I ask Frank about something he wrote years ago in 1986: “These photographs, taken together, comprise a story, but only kind of a story,” and I ask him about the story, the kind of or otherwise, of the Massachusetts work.

“These photographs, taken together, comprise a story, but only kind of a story.”

He replies, “If I sequence the pictures from west to east or east to west, that’s one kind of story, and a fairly simple, linear one. I only have to include the end points and put them in correct order and it’s complete. If I group them according to categories of subject matter, such as Agriculture or Architecture or Development or Water, that’s a different story; such a procedure creates an expectation of comprehensiveness.
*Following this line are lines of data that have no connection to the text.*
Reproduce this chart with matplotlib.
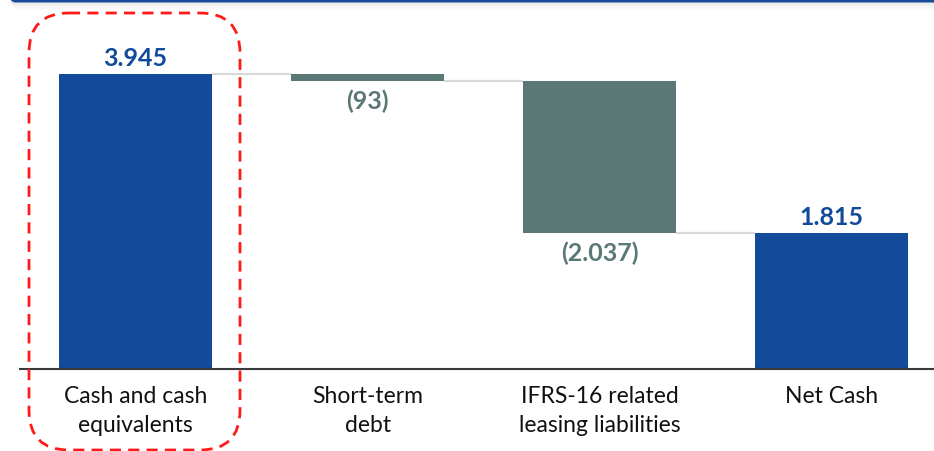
import matplotlib
matplotlib.use("Agg")
import matplotlib.pyplot as plt
from matplotlib.patches import FancyBboxPatch, Rectangle

plt.rcParams['font.family'] = ['Lato', 'DejaVu Sans']

categories = ["Cash and cash\nequivalents", "Short-term\ndebt",
              "IFRS-16 related\nleasing liabilities", "Net Cash"]
values = [3945, -93, -2037, 1815]
value_labels = ["3.945", "(93)", "(2.037)", "1.815"]
kinds = ["total", "delta", "delta", "total"]

BLUE = "#134a9a"
GREY = "#5a7876"
CONNECT = "#d9d9d9"

W, H = 934, 451
fig = plt.figure(figsize=(W / 100, H / 100), dpi=100)

# main waterfall axes: baseline at pixel row 369, x from pixel 20
ax = fig.add_axes([20 / W, (H - 369) / H, (W - 20) / W, 369 / H])
ax.set_xlim(-0.498, 3.44)
ax.set_ylim(0, 369 / (295 / 3945))
ax.axis("off")

bar_w = 0.66
running = 0
bottoms, tops = [], []
for i, (v, k) in enumerate(zip(values, kinds)):
    if k == "total":
        bottom, top = 0, v
        running = v
        color = BLUE
    else:
        bottom, top = running + v, running
        running = running + v
        color = GREY
    bottoms.append(bottom)
    tops.append(top)
    ax.bar(i, top - bottom, bottom=bottom, width=bar_w, color=color, zorder=3)

# connector lines between consecutive bars
levels = [tops[0], bottoms[1], bottoms[2]]
for i, lvl in enumerate(levels):
    ax.plot([i + bar_w / 2, i + 1 - bar_w / 2], [lvl, lvl], color=CONNECT,
            lw=1.6, zorder=2, solid_capstyle="butt")

# value labels
for i, (lab, k) in enumerate(zip(value_labels, kinds)):
    if k == "total":
        ax.annotate(lab, (i, tops[i]), xytext=(0, 3), textcoords="offset points",
                    ha="center", va="bottom", fontsize=18, fontweight="bold",
                    color=BLUE)
    else:
        ax.annotate(lab, (i, bottoms[i]), xytext=(0, -6), textcoords="offset points",
                    ha="center", va="top", fontsize=18, fontweight="bold",
                    color=GREY)

# baseline
ax.plot([-0.498, 3.44], [0, 0], color="#3a3a3a", lw=1.5, zorder=4, clip_on=False)

# category labels
for i, c in enumerate(categories):
    ax.annotate(c, (i, 0), xytext=(0, -12.5), textcoords="offset points",
                ha="center", va="top", fontsize=16.5, color="#111111",
                linespacing=1.42, annotation_clip=False)

# overlay in pixel coordinates for header strip and highlight frame
ov = fig.add_axes([0, 0, 1, 1], zorder=5)
ov.set_xlim(0, W)
ov.set_ylim(H, 0)
ov.axis("off")
ov.patch.set_alpha(0)

for j in range(8):
    ov.add_patch(Rectangle((10 + j, 2 + j), W, 1.2, color="#808080",
                           alpha=0.16 * (1 - j / 8), lw=0))
ov.add_patch(FancyBboxPatch((10, -8), W, 10.5,
                            boxstyle="round,pad=0,rounding_size=6",
                            fc="#174a9c", ec="none"))

frame = FancyBboxPatch((29, 13), 240 - 29, 450 - 13,
                       boxstyle="round,pad=0,rounding_size=40",
                       fc="none", ec="#ff1a1a", lw=2.0,
                       linestyle=(0, (4, 2.6)))
ov.add_patch(frame)

fig.savefig("out.png", dpi=100)
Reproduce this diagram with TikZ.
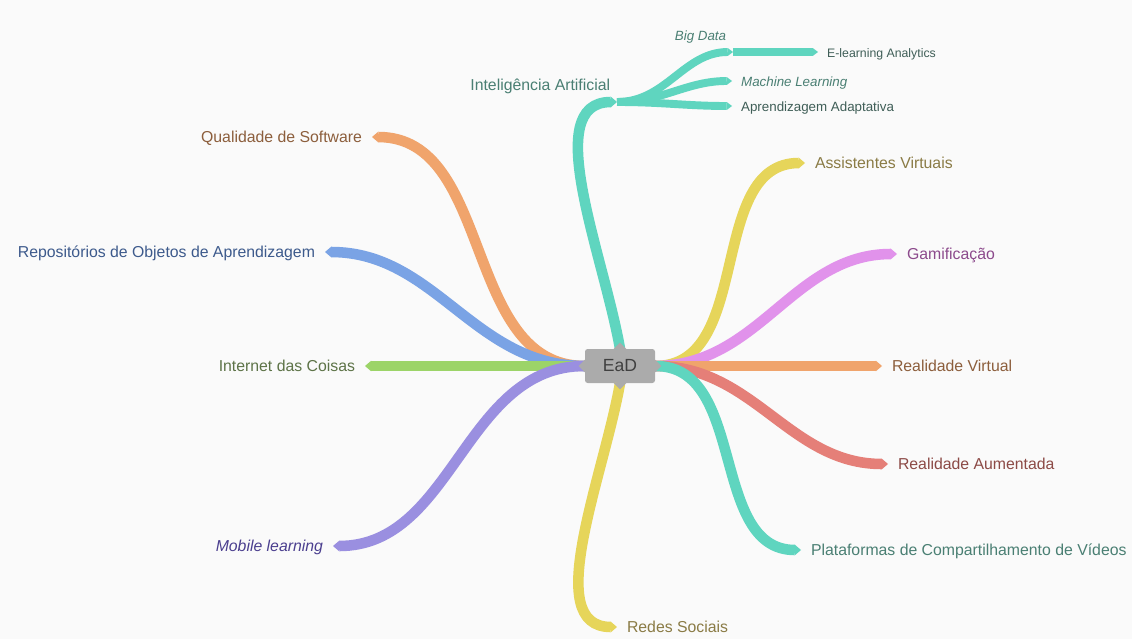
\documentclass[tikz,border=0pt]{standalone}
\usepackage{fontspec}
\setmainfont{Liberation Sans}
\usetikzlibrary{arrows.meta,calc}

\definecolor{bgcol}{HTML}{FAFAFA}
\definecolor{eadgray}{HTML}{ABABAB}
\definecolor{tealB}{HTML}{5FD5BF}
\definecolor{orangeB}{HTML}{F0A46C}
\definecolor{blueB}{HTML}{7AA3E5}
\definecolor{greenB}{HTML}{9CD468}
\definecolor{purpleB}{HTML}{9A8FE0}
\definecolor{yellowB}{HTML}{E6D55A}
\definecolor{pinkB}{HTML}{E192EB}
\definecolor{redB}{HTML}{E57F78}
\definecolor{tealT}{HTML}{4A7F73}
\definecolor{tealD}{HTML}{3F5E57}
\definecolor{orangeT}{HTML}{8C5E3C}
\definecolor{blueT}{HTML}{3D5A8C}
\definecolor{greenT}{HTML}{5D7347}
\definecolor{purpleT}{HTML}{4B3F8F}
\definecolor{yellowT}{HTML}{8A7B45}
\definecolor{pinkT}{HTML}{8C4A8C}
\definecolor{redT}{HTML}{8C4A46}

\begin{document}
\begin{tikzpicture}[x=0.02cm,y=-0.02cm,
  every node/.style={font=\fontsize{9}{11}\selectfont,text height=1.5ex,text depth=.25ex},
  main node/.style={fill=eadgray,text=black!75,rounded corners=1.5pt,minimum width=1.4cm,minimum height=0.68cm,font=\fontsize{10}{12}\selectfont},
  topic/.style={inner xsep=5.5pt,inner ysep=2pt},
  subtopic/.style={topic,inner xsep=5pt,font=\fontsize{7.6}{9}\selectfont},
  branch/.style={line width=6pt,-{Triangle[length=3.5pt,width=6pt,line width=0pt]}},
  twig/.style={line width=4.5pt,-{Triangle[length=3pt,width=4.5pt,line width=0pt]}}]

  \fill[bgcol] (0,0) rectangle (1132,639);
  \useasboundingbox (0,0) rectangle (1132,639);

  \node[main node] (ead) at (620,366) {EaD};

  % left side
  \node[topic,anchor=east,text=orangeT] (qs) at (372,137) {Qualidade de Software};
  \node[topic,anchor=east,text=blueT] (roa) at (325,252) {Repositórios de Objetos de Aprendizagem};
  \node[topic,anchor=east,text=greenT] (iot) at (365,366) {Internet das Coisas};
  \node[topic,anchor=east,text=purpleT,font=\fontsize{9}{11}\selectfont\itshape] (mob) at (333,546) {Mobile learning};
  \node[topic,anchor=west,text=yellowT] (rs) at (617,627) {Redes Sociais};

  % right side
  \node[topic,anchor=west,text=yellowT] (av) at (805,163) {Assistentes Virtuais};
  \node[topic,anchor=west,text=pinkT] (gam) at (897,254) {Gamificação};
  \node[topic,anchor=west,text=orangeT] (rv) at (882,366) {Realidade Virtual};
  \node[topic,anchor=west,text=redT] (ra) at (888,464) {Realidade Aumentada};
  \node[topic,anchor=west,text=tealT] (pcv) at (801,550) {Plataformas de Compartilhamento de Vídeos};

  % inteligencia artificial
  \coordinate (ia-tip) at (617,102);
  \coordinate (bd-tip) at (733,52);
  \node[topic,anchor=east,inner xsep=2pt,text=tealT] (ia) at (614,85) {Inteligência Artificial};
  \node[subtopic,anchor=east,inner xsep=2pt,text=tealT,font=\fontsize{7.6}{9}\selectfont\itshape] (bd) at (730,35) {Big Data};
  \node[subtopic,anchor=west,text=tealT,font=\fontsize{7.6}{9}\selectfont\itshape] (ml) at (732,81) {Machine Learning};
  \node[subtopic,anchor=west,text=tealD] (aa) at (732,106) {Aprendizagem Adaptativa};
  \node[subtopic,anchor=west,text=tealD,font=\fontsize{7}{9}\selectfont] (ela) at (818,52) {E-learning Analytics};

  \path
    (ead.north) edge[branch,tealB,out=100,in=180,in looseness=0.8] (ia-tip)
    (ead.west) edge[branch,orangeB,out=180,in=0] (qs.east)
    (ead.west) edge[branch,blueB,out=180,in=0] (roa.east)
    (ead.west) edge[branch,greenB] (iot.east)
    (ead.west) edge[branch,purpleB,out=180,in=0] (mob.east)
    (ead.south) edge[branch,yellowB,out=260,in=180,in looseness=0.8] (rs.west)
    (ead.east) edge[branch,yellowB,out=0,in=180] (av.west)
    (ead.east) edge[branch,pinkB,out=0,in=180] (gam.west)
    (ead.east) edge[branch,orangeB] (rv.west)
    (ead.east) edge[branch,redB,out=0,in=180] (ra.west)
    (ead.east) edge[branch,tealB,out=0,in=180] (pcv.west);

  \path
    (ia-tip) edge[twig,tealB,out=0,in=180] (bd-tip)
    (ia-tip) edge[twig,tealB,out=0,in=180] (ml.west)
    (ia-tip) edge[twig,tealB,out=0,in=180] (aa.west)
    (bd-tip) edge[twig,tealB] (ela.west);

  % pointers of the centre box
  \fill[eadgray] ($(ead.west)+(1,-7)$) -- ($(ead.west)+(-6,0)$) -- ($(ead.west)+(1,7)$) -- cycle;
  \fill[eadgray] ($(ead.east)+(-1,-7)$) -- ($(ead.east)+(6,0)$) -- ($(ead.east)+(-1,7)$) -- cycle;
  \fill[eadgray] ($(ead.north)+(-7,1)$) -- ($(ead.north)+(0,-6)$) -- ($(ead.north)+(7,1)$) -- cycle;
  \fill[eadgray] ($(ead.south)+(-7,-1)$) -- ($(ead.south)+(0,6)$) -- ($(ead.south)+(7,-1)$) -- cycle;
\end{tikzpicture}
\end{document}
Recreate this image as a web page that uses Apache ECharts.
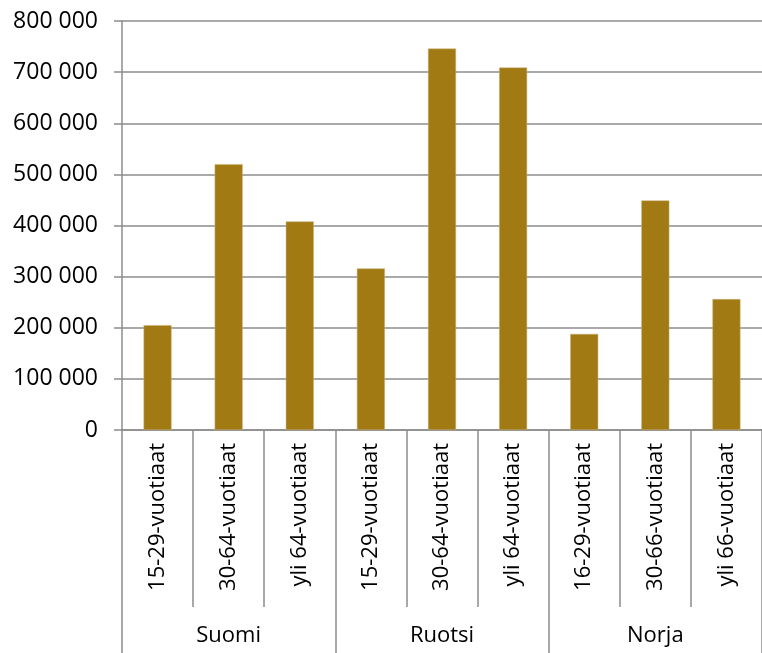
<!DOCTYPE html>
<html><head><meta charset="utf-8">
<script src="https://cdn.jsdelivr.net/npm/echarts@6/dist/echarts.min.js"></script>
<style>html,body{margin:0;padding:0;background:#fff}#c{width:762px;height:653px}</style>
</head><body><div id="c"></div>
<script>
var groups = ['Suomi', 'Ruotsi', 'Norja'];
var categories = ['15-29-vuotiaat','30-64-vuotiaat','yli 64-vuotiaat','15-29-vuotiaat','30-64-vuotiaat','yli 64-vuotiaat','16-29-vuotiaat','30-66-vuotiaat','yli 66-vuotiaat'];
var values = [205000, 520000, 408000, 316000, 746000, 709000, 188000, 449000, 256000];
var chart = echarts.init(document.getElementById('c'));
var font = '"Open Sans", Lato, sans-serif';
var gray = '#8c8c8c';
chart.setOption({
  animation: false,
  grid: {left: 122, top: 21, width: 643, bottom: 223},
  xAxis: [{
    type: 'category', data: categories, position: 'bottom',
    axisLine: {show: true, lineStyle: {color: gray, width: 1.5}},
    axisTick: {show: true, length: 177, interval: 0, lineStyle: {color: gray, width: 1.5}},
    axisLabel: {rotate: 90, margin: 13, fontSize: 22, color: '#000', fontFamily: font, interval: 0}
  }, {
    type: 'category', data: groups, position: 'bottom',
    axisLine: {show: false},
    axisTick: {show: true, length: 223, interval: 0, lineStyle: {color: gray, width: 1.5}},
    axisLabel: {margin: 195, fontSize: 22, color: '#000', fontFamily: font, interval: 0}
  }],
  yAxis: {
    type: 'value', min: 0, max: 800000, interval: 100000,
    axisLine: {show: true, lineStyle: {color: gray, width: 1.5}},
    axisTick: {show: true, length: 8, lineStyle: {color: gray, width: 1.5}},
    splitLine: {show: true, lineStyle: {color: gray, width: 1.5}},
    axisLabel: {margin: 24, fontSize: 23, color: '#000', fontFamily: font,
      formatter: function (v) { return String(v).replace(/\B(?=(\d{3})+(?!\d))/g, ' '); }}
  },
  series: [{
    type: 'bar', data: values, xAxisIndex: 0, barWidth: 28,
    itemStyle: {color: '#a17a14', borderColor: '#cbb47a', borderWidth: 0.5}
  }]
});
</script></body></html>
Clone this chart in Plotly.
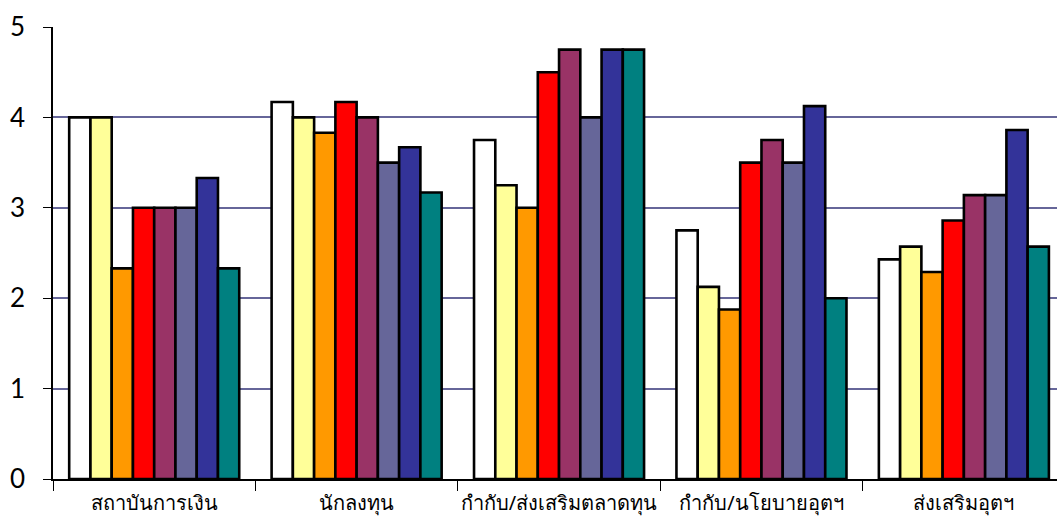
import plotly.graph_objects as go

# Categories along the x axis
categories = ["สถาบันการเงิน", "นักลงทุน", "กำกับ/ส่งเสริมตลาดทุน", "กำกับ/นโยบายอุตฯ", "ส่งเสริมอุตฯ"]

# Average scores per respondent group (one list per series)
series_1 = [4.00, 4.17, 3.75, 2.75, 2.43]
series_2 = [4.00, 4.00, 3.25, 2.125, 2.57]
series_3 = [2.33, 3.83, 3.00, 1.875, 2.29]
series_4 = [3.00, 4.17, 4.50, 3.50, 2.86]
series_5 = [3.00, 4.00, 4.75, 3.75, 3.14]
series_6 = [3.00, 3.50, 4.00, 3.50, 3.14]
series_7 = [3.33, 3.67, 4.75, 4.125, 3.86]
series_8 = [2.33, 3.17, 4.75, 2.00, 2.57]

y_ticks = [0, 1, 2, 3, 4, 5]

all_series = [series_1, series_2, series_3, series_4, series_5, series_6, series_7, series_8]
colors = ["#FFFFFF", "#FFFF99", "#FF9900", "#FF0000", "#993366", "#666699", "#333399", "#008080"]

fig = go.Figure()
for vals, col in zip(all_series, colors):
    fig.add_trace(go.Bar(
        x=categories, y=vals,
        marker=dict(color=col, line=dict(color="#000000", width=2.6)),
        showlegend=False,
    ))

fig.update_layout(
    width=1057, height=529,
    margin=dict(l=53, r=0, t=27, b=50),
    paper_bgcolor="white", plot_bgcolor="white",
    barmode="group", bargap=0.16, bargroupgap=0,
    font=dict(family="Noto Sans, DejaVu Sans, sans-serif", color="#000000"),
)
fig.update_xaxes(
    type="category",
    range=[-0.5, 4.46],
    automargin=False,
    showline=True, linecolor="#000000", linewidth=1.5,
    ticks="outside", tickson="boundaries", ticklen=10, tickcolor="#000000",
    ticklabelstandoff=5, tickangle=0,
    tickfont=dict(size=20),
    showgrid=False,
)
fig.update_yaxes(
    range=[0, 5], tickvals=y_ticks,
    automargin=False,
    showline=True, linecolor="#000000", linewidth=1.5,
    ticks="outside", ticklen=8, tickcolor="#000000",
    ticklabelstandoff=13,
    tickfont=dict(family="Lato, Noto Sans, sans-serif", size=26),
    showgrid=True, gridcolor="#666699", gridwidth=2,
    zeroline=False,
)

fig.write_html("out.html")
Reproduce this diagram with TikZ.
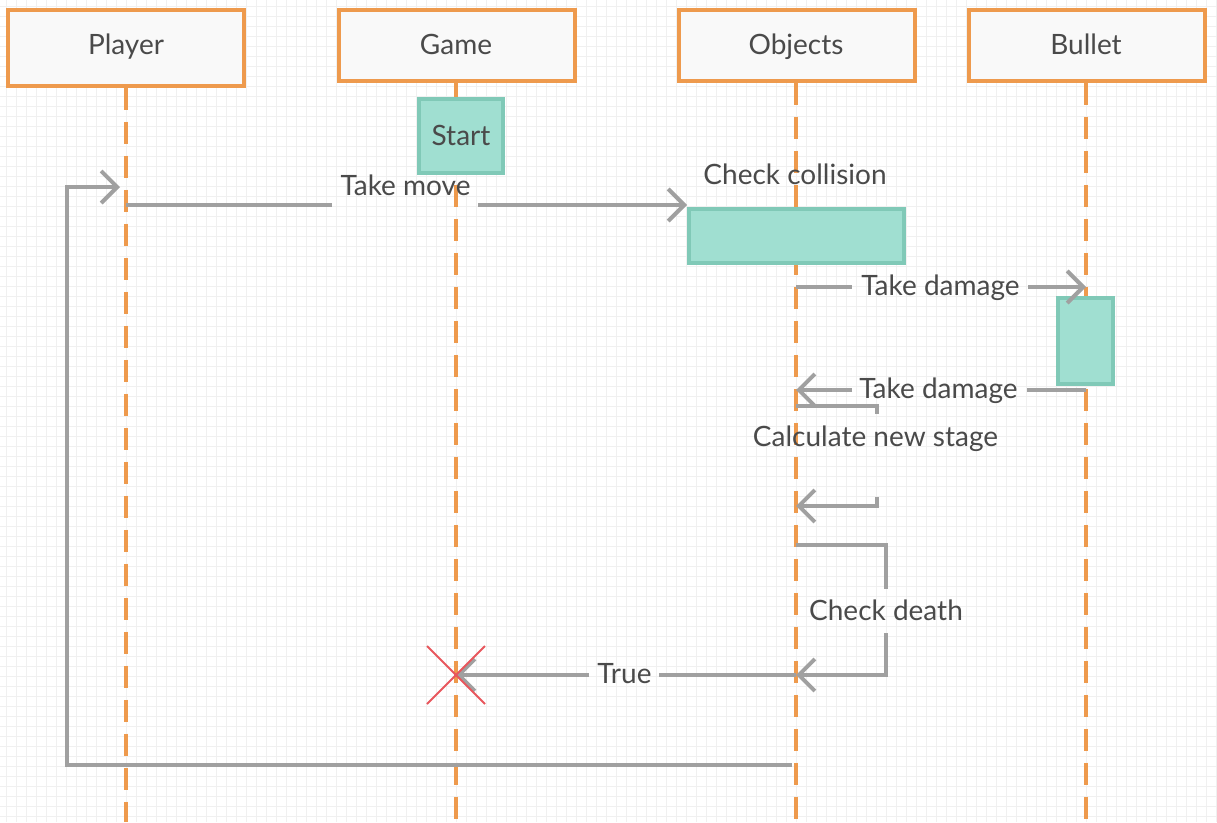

Once the viewer has understood the model, s/he is justified in complaining ‘What about Commerce, Animals, Recreation, Historical Sites, Forests’ and so on. Don’t want that: too simple, necessarily incomplete and not the point of what I dimly understood myself to be doing. I’m sure I could think of other schemes I wouldn’t want, but what’s the point of that?

“The risk of what I have done is incoherence, but that’s where the latitude comes in: a long row of hooks to hang pictures from. Like a coat hook, it doesn’t matter what you hang from it. There’s no way to say ‘That doesn’t belong there.’ You can say it, but you’re just expressing a preference that has no persuasive force. If it’s my coat hook, and I say it belongs, it belongs. And the story? Whatever you can make up out of the fragments I’ve provided; if the sequence works, then it implies no bias toward any of the infinite number of stories you can concoct with the materials at hand. If you detect a bias, I disown it. So there. The only rule is that you don’t falsify what’s in the photographs. If there’s a dog and you need a cat to make your story work, that’s too bad. It’s a dog; make it work or start over.”

“Although it has real-world consequences, the coordinate system is a fiction, an abstraction, the projection of the Enlightenment’s mania for rationalizing everything. This is not news, but the materially insubstantial nature and the absence of any compelling reason for that line over any other meant that I was free of responsibility to any pre-existing geographical entity. If there was any landscape to be characterized, it was a landscape Herb and I were creating in our travels and work along the line,” Gohlke shares.

“…When I think about the last photograph in the sequence, I am confronted with a question I can’t answer: why does a haphazard arrangement of sticks and twigs, seen from a particular vantage point, seem so important to me, seem to mean something not accounted for by what is depicted, make me so happy? Whether it does that for anyone else is another question, but my vote on this is finally the only one that counts,” says Gohlke.

An opeidoscope illustrates sound with rays of light, by reflecting from a mirror and projecting the vibratory motion of singing or speaking.
A fiberscope examines inaccessible areas.
A serimeter tests the quality of silk.
With a topophone one could determine the direction and distance of a fog horn.
Selenoscopes view the moon.
Xathometers measure the color of sea or lake water.
A goniometer measures the angles between faces.
Sometimes gratitude is in geometry.
With a helioscope one could look at the sun.
If you haven’t yet discovered Gohlke’s particularly resonant way of seeing, find his photos and look at them. Go back–over 40 years’ worth of images–look at the destinations of idea, noticing, feeling, interchanging interpretation and land. See all this, find it in his photographs. Then go look at the sky. Or the side of the building over there. Or that photo of Gohlke’s, the one with the shadow made by a line of gas pumps standing like sentinels in the sun.